Conan the (rebooted) barbarian


“We’re not interested in doing an Arnold look-alike contest!” chuckles director Marcus Nispel. As enticing a prospect as that might be… Sadly, the Governator won’t be greasing up and slithering back into his loincloth for this revival of Conan the barbarian. Instead, Nispel’s mission to reboot beloved but tired movie properties (so far he’s hacked out slasher remakes Friday The 13th and The Texas Chain Saw Massacre) sees him drafting in the leaner frame of virtual unknown Jason Momoa for the new sword-swishing brute.

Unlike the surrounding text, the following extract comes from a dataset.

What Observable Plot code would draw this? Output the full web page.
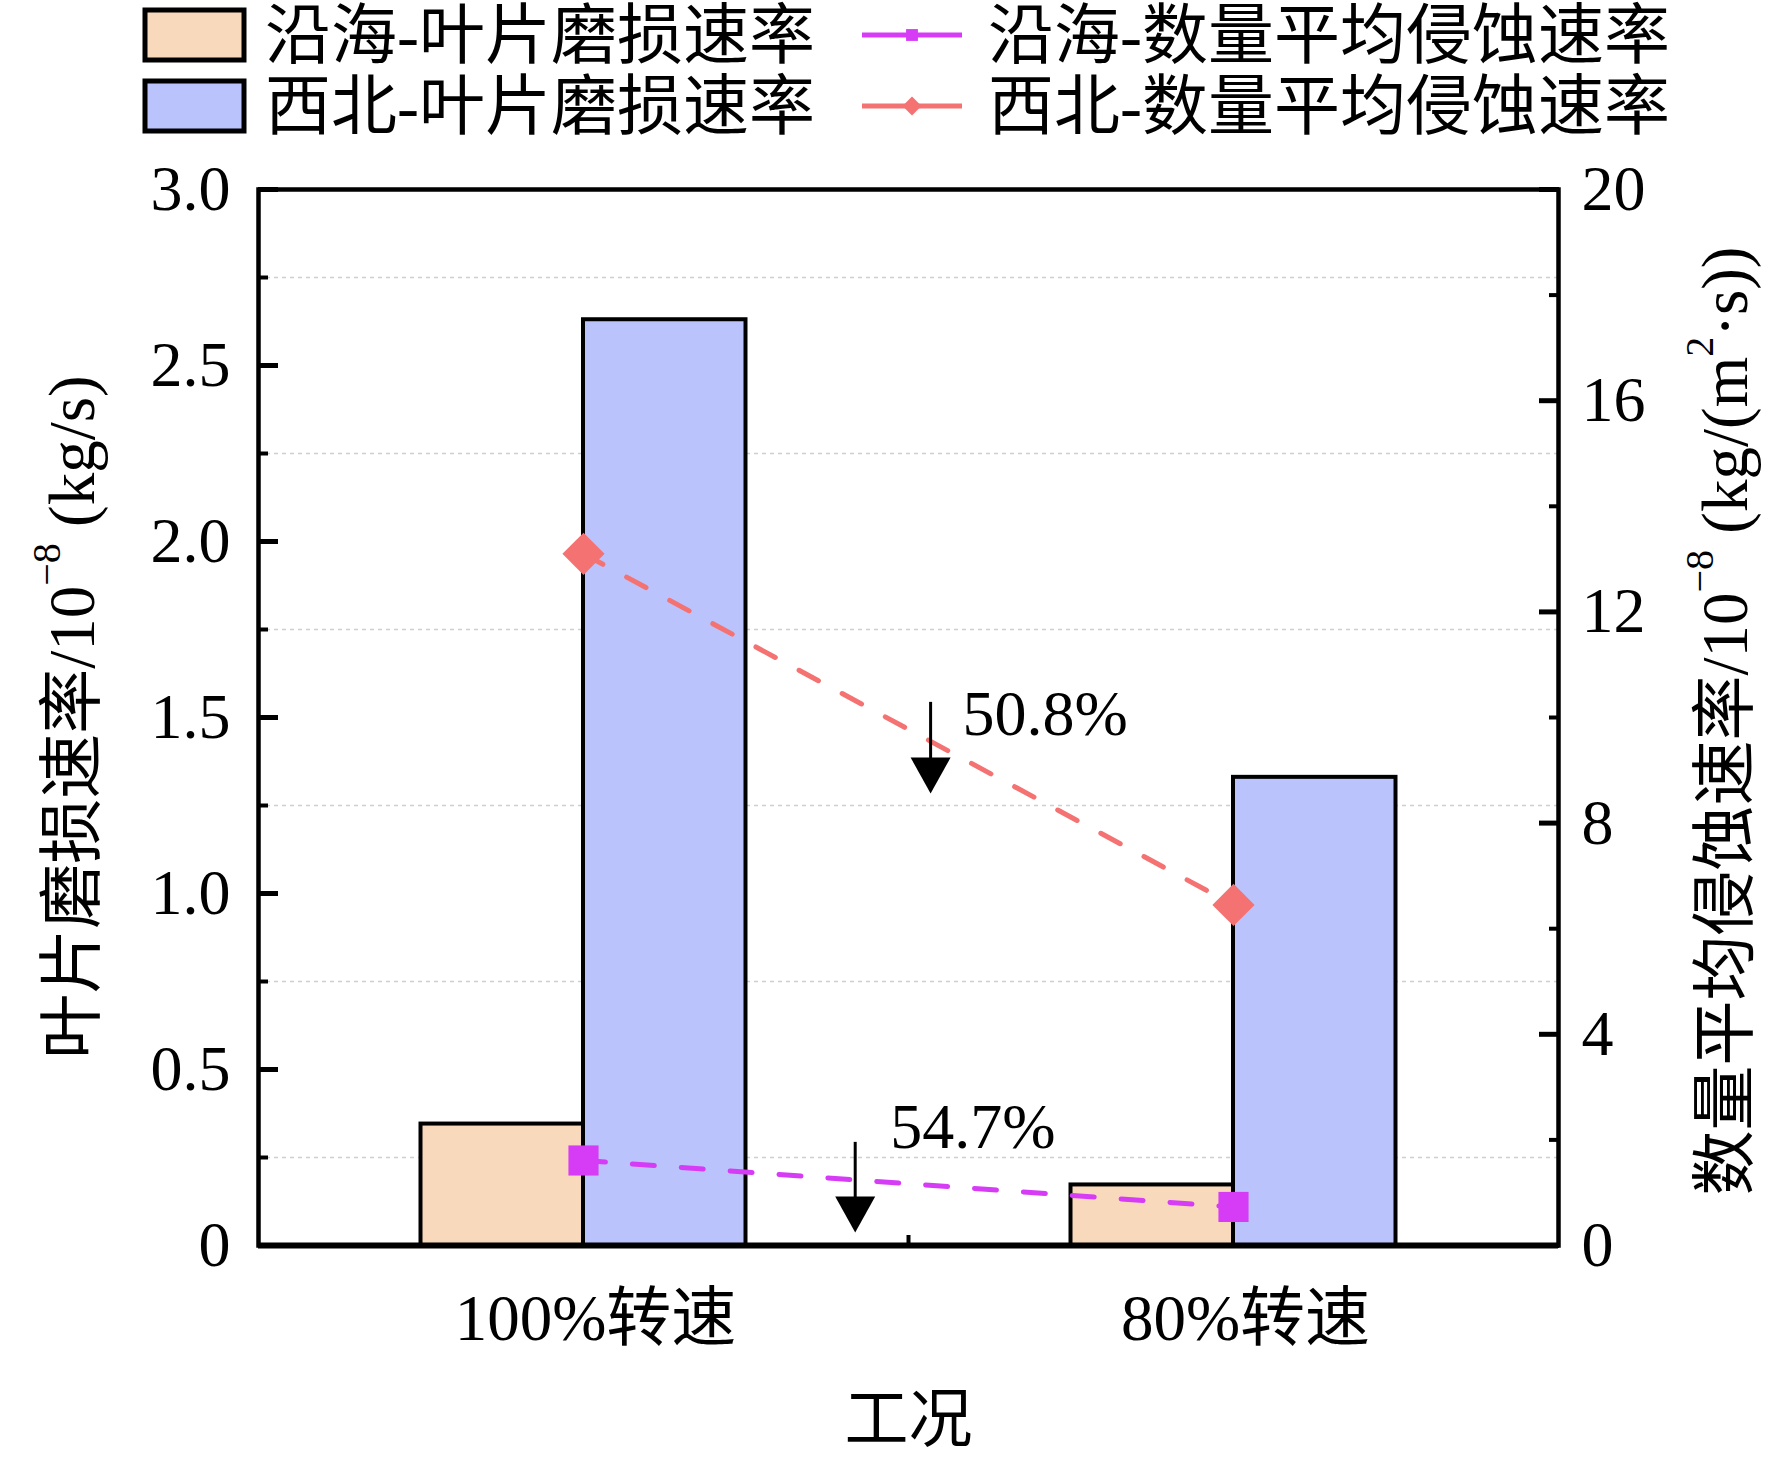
<!DOCTYPE html>
<html><head><meta charset="utf-8">
<script src="https://cdn.jsdelivr.net/npm/d3@7"></script>
<script src="https://cdn.jsdelivr.net/npm/@observablehq/plot@0.6"></script>
<style>
body{margin:0;background:#fff;}
</style></head><body><div id="chart"></div>
<script>
// ---- data ----
const categories = ["100%转速", "80%转速"];
const wearCoastal = [0.345, 0.172];      // 沿海-叶片磨损速率 (left axis)
const wearNorthwest = [2.63, 1.33];      // 西北-叶片磨损速率 (left axis)
const erosionCoastal = [1.61, 0.73];     // 沿海-数量平均侵蚀速率 (right axis)
const erosionNorthwest = [13.1, 6.45];   // 西北-数量平均侵蚀速率 (right axis)
const leftMajorTicks = [0, 0.5, 1.0, 1.5, 2.0, 2.5, 3.0];
const leftMinorTicks = [0.25, 0.75, 1.25, 1.75, 2.25, 2.75];
const rightMajorTicks = [0, 4, 8, 12, 16, 20];
const rightMinorTicks = [2, 6, 10, 14, 18];
const legendLabels = ["沿海-叶片磨损速率", "西北-叶片磨损速率", "沿海-数量平均侵蚀速率", "西北-数量平均侵蚀速率"];
// annotation anchors: x in category index units, y in left-axis units
const arrowX = [0.534, 0.418];
const arrowTop = [1.543, 0.293];
const arrowTip = [1.284, 0.037];
const noteX = [0.583, 0.472];
const noteY = [1.509, 0.335];

// ---- styles ----
const cCoastalBar = "#F9D9BB";
const cNorthwestBar = "#BAC3FB";
const cCoastalLine = "#D63CF5";
const cNorthwestLine = "#F57272";
const FONT = "'Liberation Serif','Noto Sans CJK SC',serif";

const leftMax = 3, rightMax = 20;
const toLeft = v => v * leftMax / rightMax;

const coastalBars = categories.map((c, i) => ({i, x1: i - 0.25, x2: i, v: wearCoastal[i]}));
const northwestBars = categories.map((c, i) => ({i, x1: i, x2: i + 0.25, v: wearNorthwest[i]}));
const coastalPts = categories.map((c, i) => ({i, y: toLeft(erosionCoastal[i])}));
const northwestPts = categories.map((c, i) => ({i, y: toLeft(erosionNorthwest[i])}));
const pct = (a, b) => ((1 - b / a) * 100).toFixed(1) + "%";
const notes = [
  {x: noteX[0], y: noteY[0], t: pct(erosionNorthwest[0], erosionNorthwest[1])},
  {x: noteX[1], y: noteY[1], t: pct(erosionCoastal[0], erosionCoastal[1])}
];
const arrows = arrowX.map((x, k) => ({x, top: arrowTop[k], tip: arrowTip[k]}));

const downTriangle = {
  draw(ctx, size) {
    const r = Math.sqrt(size / Math.PI);
    ctx.moveTo(-r, -1.8 * r);
    ctx.lineTo(r, -1.8 * r);
    ctx.lineTo(0, 0);
    ctx.closePath();
  }
};

const chart = Plot.plot({
  width: 1772,
  height: 1463,
  marginLeft: 258,
  marginRight: 214,
  marginTop: 189,
  marginBottom: 218,
  style: {fontFamily: FONT, fontSize: "64px", color: "black", background: "white"},
  x: {type: "linear", domain: [-0.5, 1.5], axis: null},
  y: {domain: [0, leftMax], axis: null},
  marks: [
    Plot.ruleY(leftMinorTicks, {stroke: "#cfcfcf", strokeWidth: 1.5, strokeDasharray: "4,4"}),
    Plot.rectY(coastalBars, {x1: "x1", x2: "x2", y1: 0, y2: "v", fill: cCoastalBar, stroke: "black", strokeWidth: 4}),
    Plot.rectY(northwestBars, {x1: "x1", x2: "x2", y1: 0, y2: "v", fill: cNorthwestBar, stroke: "black", strokeWidth: 4}),
    Plot.frame({stroke: "black", strokeWidth: 4.5}),
    Plot.ruleY([0], {stroke: "black", strokeWidth: 6}),
    Plot.line(northwestPts, {x: "i", y: "y", stroke: cNorthwestLine, strokeWidth: 5, strokeDasharray: "22,27"}),
    Plot.line(coastalPts, {x: "i", y: "y", stroke: cCoastalLine, strokeWidth: 5, strokeDasharray: "22,27"}),
    Plot.dot(northwestPts, {x: "i", y: "y", symbol: "diamond2", r: 19, fill: cNorthwestLine, stroke: "none"}),
    Plot.dot(coastalPts, {x: "i", y: "y", symbol: "square", r: 17, fill: cCoastalLine, stroke: "none"}),
    Plot.ruleX(arrows, {x: "x", y1: "top", y2: "tip", stroke: "black", strokeWidth: 3, insetBottom: 20}),
    Plot.dot(arrows, {x: "x", y: "tip", symbol: downTriangle, r: 20, fill: "black", stroke: "none"}),
    Plot.text(notes, {x: "x", y: "y", text: "t", textAnchor: "start", lineAnchor: "middle", fontSize: 64, fontFamily: FONT}),
    // left axis
    Plot.axisY(leftMajorTicks, {anchor: "left", tickSize: 20, dx: 20, fill: "none", strokeWidth: 5, label: null}),
    Plot.axisY(leftMinorTicks, {anchor: "left", tickSize: 10, dx: 10, fill: "none", strokeWidth: 4, label: null}),
    Plot.axisY(leftMajorTicks, {anchor: "left", tickSize: 0, tickPadding: 28, tickFormat: d => d === 0 ? "0" : d.toFixed(1), label: null, fontSize: 64, fontFamily: FONT}),
    // right axis
    Plot.axisY(rightMajorTicks.map(toLeft), {anchor: "right", tickSize: 20, dx: -20, fill: "none", strokeWidth: 5, label: null}),
    Plot.axisY(rightMinorTicks.map(toLeft), {anchor: "right", tickSize: 10, dx: -10, fill: "none", strokeWidth: 4, label: null}),
    Plot.axisY(rightMajorTicks.map(toLeft), {anchor: "right", tickSize: 0, tickPadding: 23, tickFormat: d => String(Math.round(d * rightMax / leftMax)), label: null, fontSize: 64, fontFamily: FONT}),
    // bottom axis
    Plot.axisX([0.5], {anchor: "bottom", tickSize: 10, dy: -10, fill: "none", strokeWidth: 4, label: null}),
    Plot.axisX(categories.map((c, i) => i), {anchor: "bottom", tickSize: 0, tickPadding: 48, dx: 12, tickFormat: i => categories[i], label: null, fontSize: 65, fontFamily: FONT}),
    Plot.text(["工况"], {frameAnchor: "bottom", dy: 175, lineAnchor: "middle", text: d => d, fontSize: 64, fontFamily: FONT})
  ]
});

document.getElementById("chart").appendChild(chart);

// ---- axis titles & legend (text/swatches in the SVG margins) ----
const svg = d3.select(chart);

function title(x, y, parts) {
  const t = svg.append("text")
    .attr("transform", `translate(${x},${y}) rotate(-90)`)
    .attr("text-anchor", "middle")
    .attr("dominant-baseline", "central")
    .attr("font-family", FONT)
    .attr("font-size", 65)
    .attr("fill", "black");
  let prevSup = false;
  parts.forEach(([s, sup]) => {
    const sp = t.append("tspan").text(s);
    if (sup) sp.attr("font-size", 40).attr("dy", -26);
    else if (prevSup) sp.attr("dy", 26);
    prevSup = !!sup;
  });
}
title(72, 717, [["叶片磨损速率/10"], ["−8", true], [" (kg/s)"]]);
title(1725, 721, [["数量平均侵蚀速率/10"], ["−8", true], [" (kg/(m"], ["2", true], ["·s))"]]);

const lg = svg.append("g").attr("font-family", FONT).attr("font-size", 66).attr("text-anchor", "start");
const rowY = [35, 106];
const barFills = [cCoastalBar, cNorthwestBar];
rowY.forEach((y, k) => {
  lg.append("rect").attr("x", 145).attr("y", y - 25).attr("width", 99).attr("height", 50)
    .attr("fill", barFills[k]).attr("stroke", "black").attr("stroke-width", 5);
  lg.append("text").attr("x", 265).attr("y", y).attr("text-anchor", "start").attr("dominant-baseline", "central").text(legendLabels[k]);
});
const lineCols = [cCoastalLine, cNorthwestLine];
rowY.forEach((y, k) => {
  lg.append("line").attr("x1", 862).attr("x2", 962).attr("y1", y).attr("y2", y)
    .attr("stroke", lineCols[k]).attr("stroke-width", 5);
  const sym = k === 0 ? d3.symbol(d3.symbolSquare, 140) : d3.symbol(d3.symbolDiamond2, 230);
  lg.append("path").attr("d", sym()).attr("transform", `translate(912,${y})`).attr("fill", lineCols[k]);
  lg.append("text").attr("x", 988).attr("y", y).attr("text-anchor", "start").attr("dominant-baseline", "central").text(legendLabels[k + 2]);
});
</script>
</body></html>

Alright, he’s leaner, but is he meaner? A goliath at 6 ft 5, the ex-Stargate: Atlantis cast member certainly seems built for the barbarian role. But the Hawaii native admits he spent many of his school bound years being stuffed into lockers. We can’t imagine Arnie’s C-man putting up with that.

Does a new millennium mean a new Conan? “I did more research with the books [than the movies], to tell you the truth,” reveals Momoa, hinting that this barbaric brawl could be a little dirtier in tone than the Austrian Oak’s hammier interpretation – and more in keeping with author Robert E. Howard’s original creation.

“Conan is definitely a movie for adults,” echoes our leading man’s director, quelling fears of a gentler giant. “There is sex, violence and a lot of action. He is a barbarian and everything will be great fun.”

Look no further than Avatar bad boy Stephen Lang for proof of that – the burly New Yorker pitches up as Middle Eastern warlord Khalar Zym and kills Conan’s father in his hunt for a lost queen. “In spirit, the movie is lot more like Jason And The Argonauts or The Seventh Voyage Of Sinbad,” Lang says. “It’s this huge adventure, these otherworldly things.”

Scared, Jason? “If that happened to my family, I’d do the same,” he growls. There might be some Conan in him yet.